Repeat exactly the lines from the one containing "Recreate this image as a component" through the one containing "import * as", both lines included, please, without any other lines.

Provided records:
····················
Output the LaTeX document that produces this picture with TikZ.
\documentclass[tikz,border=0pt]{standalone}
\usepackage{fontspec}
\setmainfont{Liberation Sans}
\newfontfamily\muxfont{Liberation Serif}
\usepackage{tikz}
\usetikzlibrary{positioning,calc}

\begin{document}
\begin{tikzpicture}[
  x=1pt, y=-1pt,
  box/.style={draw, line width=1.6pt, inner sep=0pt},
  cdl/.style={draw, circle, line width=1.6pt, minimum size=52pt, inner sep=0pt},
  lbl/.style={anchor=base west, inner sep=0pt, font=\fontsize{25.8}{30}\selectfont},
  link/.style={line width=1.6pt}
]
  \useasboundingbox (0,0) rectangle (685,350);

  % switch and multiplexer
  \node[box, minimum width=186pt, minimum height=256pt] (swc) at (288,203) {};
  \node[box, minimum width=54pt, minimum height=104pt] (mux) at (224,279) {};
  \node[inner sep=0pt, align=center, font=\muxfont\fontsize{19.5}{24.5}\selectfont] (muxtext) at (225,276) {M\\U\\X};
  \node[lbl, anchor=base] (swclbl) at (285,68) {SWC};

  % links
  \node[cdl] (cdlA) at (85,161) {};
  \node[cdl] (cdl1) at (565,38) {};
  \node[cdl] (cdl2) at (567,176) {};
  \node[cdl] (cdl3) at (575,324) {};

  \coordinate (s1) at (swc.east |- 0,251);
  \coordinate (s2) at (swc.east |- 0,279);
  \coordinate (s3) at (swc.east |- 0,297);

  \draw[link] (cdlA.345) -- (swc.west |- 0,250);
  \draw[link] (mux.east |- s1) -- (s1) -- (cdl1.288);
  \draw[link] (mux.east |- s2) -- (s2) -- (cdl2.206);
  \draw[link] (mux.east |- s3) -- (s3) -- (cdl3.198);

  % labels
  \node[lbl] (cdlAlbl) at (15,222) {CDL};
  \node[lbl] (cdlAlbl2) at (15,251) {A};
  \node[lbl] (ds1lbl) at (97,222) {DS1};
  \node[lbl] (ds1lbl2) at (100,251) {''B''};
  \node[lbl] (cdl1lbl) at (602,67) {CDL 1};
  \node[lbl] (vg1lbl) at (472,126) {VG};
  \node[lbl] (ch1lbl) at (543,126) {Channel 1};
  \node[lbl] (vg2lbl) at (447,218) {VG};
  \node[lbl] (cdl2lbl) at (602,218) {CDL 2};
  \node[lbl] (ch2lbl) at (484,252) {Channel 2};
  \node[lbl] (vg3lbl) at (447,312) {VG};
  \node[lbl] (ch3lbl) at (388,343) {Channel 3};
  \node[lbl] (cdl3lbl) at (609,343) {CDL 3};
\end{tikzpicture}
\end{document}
····················
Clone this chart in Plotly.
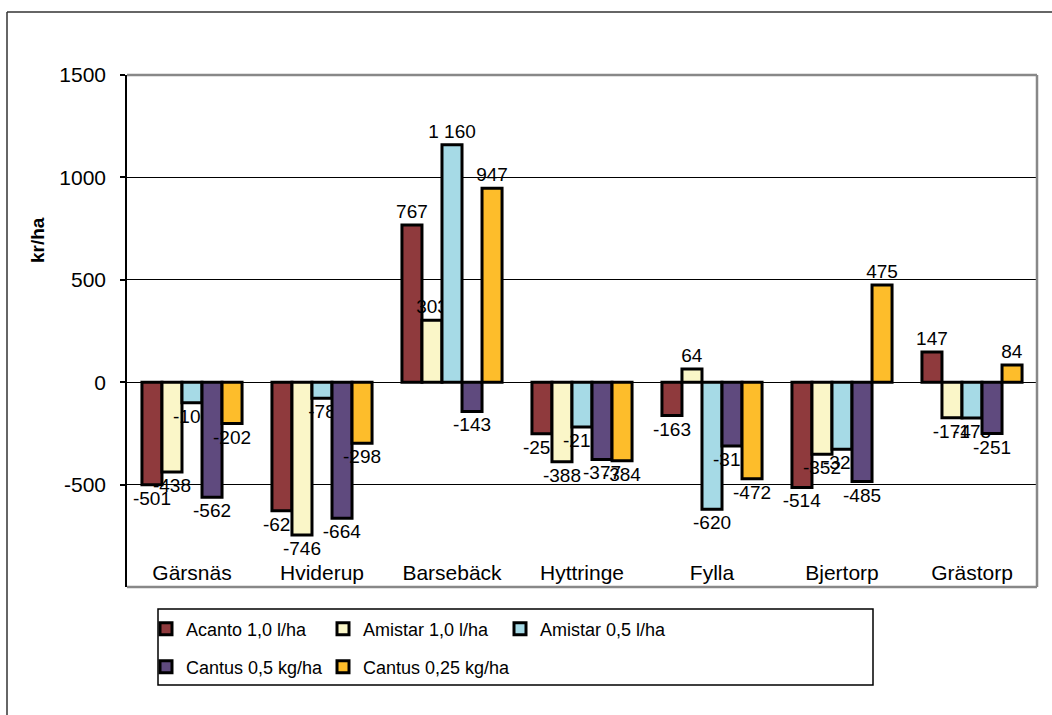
····················
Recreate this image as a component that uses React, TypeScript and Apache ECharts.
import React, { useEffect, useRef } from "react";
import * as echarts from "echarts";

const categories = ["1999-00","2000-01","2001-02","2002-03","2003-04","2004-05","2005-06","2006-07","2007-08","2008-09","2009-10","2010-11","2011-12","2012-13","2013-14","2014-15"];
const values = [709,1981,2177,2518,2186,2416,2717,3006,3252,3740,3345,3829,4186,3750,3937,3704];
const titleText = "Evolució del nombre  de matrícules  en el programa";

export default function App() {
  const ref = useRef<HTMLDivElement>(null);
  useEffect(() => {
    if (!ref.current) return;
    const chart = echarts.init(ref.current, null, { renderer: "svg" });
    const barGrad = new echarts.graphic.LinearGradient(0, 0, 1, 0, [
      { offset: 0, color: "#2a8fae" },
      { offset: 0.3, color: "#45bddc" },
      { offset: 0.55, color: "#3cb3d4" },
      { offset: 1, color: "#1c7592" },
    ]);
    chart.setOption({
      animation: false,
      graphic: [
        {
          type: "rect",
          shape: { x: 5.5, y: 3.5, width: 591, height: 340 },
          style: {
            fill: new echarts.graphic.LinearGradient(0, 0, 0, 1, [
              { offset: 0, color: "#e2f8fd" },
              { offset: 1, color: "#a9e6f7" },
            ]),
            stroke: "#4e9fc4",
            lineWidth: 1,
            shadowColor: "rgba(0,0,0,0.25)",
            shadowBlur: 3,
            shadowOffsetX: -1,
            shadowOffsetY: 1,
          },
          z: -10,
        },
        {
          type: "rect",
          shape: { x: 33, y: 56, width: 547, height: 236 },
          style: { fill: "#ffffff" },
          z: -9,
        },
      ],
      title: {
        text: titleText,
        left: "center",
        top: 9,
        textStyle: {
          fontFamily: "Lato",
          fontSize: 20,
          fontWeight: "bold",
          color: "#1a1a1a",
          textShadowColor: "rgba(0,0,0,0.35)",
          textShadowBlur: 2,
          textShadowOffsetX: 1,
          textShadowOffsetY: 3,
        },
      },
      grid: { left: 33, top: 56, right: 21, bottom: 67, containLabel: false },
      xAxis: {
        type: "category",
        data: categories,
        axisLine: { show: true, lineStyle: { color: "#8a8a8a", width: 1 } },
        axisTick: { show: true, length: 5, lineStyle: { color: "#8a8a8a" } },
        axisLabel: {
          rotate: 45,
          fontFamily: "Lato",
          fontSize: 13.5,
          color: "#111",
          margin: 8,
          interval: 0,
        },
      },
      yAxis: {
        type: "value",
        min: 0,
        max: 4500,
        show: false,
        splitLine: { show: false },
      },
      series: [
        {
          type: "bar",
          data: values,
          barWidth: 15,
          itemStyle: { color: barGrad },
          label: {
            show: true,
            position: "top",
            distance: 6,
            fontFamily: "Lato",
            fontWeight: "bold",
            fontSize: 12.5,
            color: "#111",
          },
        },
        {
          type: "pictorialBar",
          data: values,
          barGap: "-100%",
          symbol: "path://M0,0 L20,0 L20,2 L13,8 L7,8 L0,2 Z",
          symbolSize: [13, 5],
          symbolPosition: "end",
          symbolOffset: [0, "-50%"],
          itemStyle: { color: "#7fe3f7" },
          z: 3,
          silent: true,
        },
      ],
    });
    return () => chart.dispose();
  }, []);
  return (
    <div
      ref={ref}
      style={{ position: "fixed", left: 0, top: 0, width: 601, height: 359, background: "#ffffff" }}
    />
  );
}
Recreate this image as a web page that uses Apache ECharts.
····················
Written solution:
Recreate this image as a component that uses React, TypeScript and Apache ECharts.
import React, { useEffect, useRef } from "react";
import * as echarts from "echarts";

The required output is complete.